Mathieu Bauer installe Evelyne Didi dans le château de Barbe-Bleue
Le directeur du Nouveau Théâtre de Montreuil, Mathieu Bauer est un amoureux du son. C’est donc sans surprise qu’on le retrouve à la Pop, l’incubateur des musiques mises en scène, pour faire flotter l’opéra de Béla Bartók (1910). Une performance abrupte.

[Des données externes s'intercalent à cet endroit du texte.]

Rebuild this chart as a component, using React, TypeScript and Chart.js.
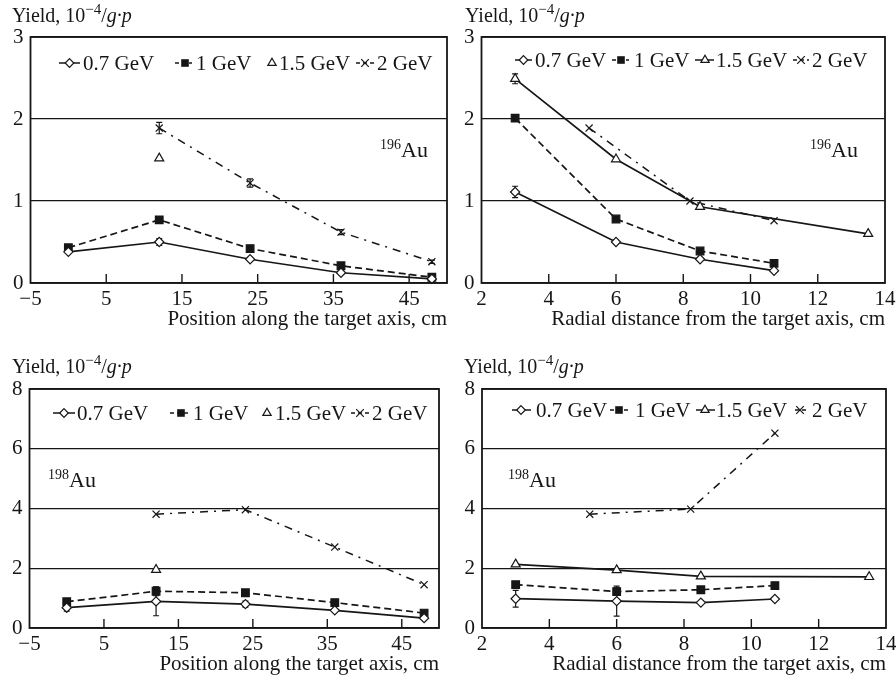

Dans la péniche-salle de spectacle, les fauteuils sont placés de façon à laisser un couloir libre. Dans un coin, un ersatz de cuisine, et tout le long de la pièce, une corde à linge sur laquelle sèchent des photos. Au-dessus de nous, on pense apercevoir Les larmes de Man Ray. Les larmes et les eaux sont les fils conducteurs de cette performance aride. Judith a vieilli, elle est seule au château, désormais à vendre, comme le signale un panneau, et elle cherche, enfermée derrière la septième porte, à percer le mystère de son tyran. Que sont devenues les autres épouses ? Quel est ce lac ? Pourquoi a-t-il autorisé à ouvrir des portes ? Pourquoi interdit il à sa femme de poser des questions ?
Elle dit :
« Tu as ouvert la porte et je suis rentrée !
J’ai vu l’intérieur, obscur, froid, sombre, et les murs humides
De l’eau ruisselante sur mes mains
Ton château pleure, ton château pleure !
Mathieu Bauer se sert du livret, réécrit et augmenté par les textes de Georges Didi-Huberman, de l’opéra de Béla Bartók, pour transformer Barbe-Bleue. Dans les mots de sa femme, il est une énigme qu’elle veut percer, par le cri, par le chant, par les larmes.
Il y a du chaos ici, et de la violence dans cet exercice qui vient réinventer le principe de partition. Tout est note dans Les larmes de Barbe-Bleue. Le corps de la comédienne, sa voix, ses gestes, ses mots.
Les larmes, et c’est là le but du spectacle, provoqueront des sensations très singulière, allant de l’interdit à l’étonnement. Quand Mathieu Bauer décide de nous mettre face à une scène de « concert », à la forêt suggérée, les choses se calment et la mélancolie peut surgir si on l’autorise à ouvrir la porte.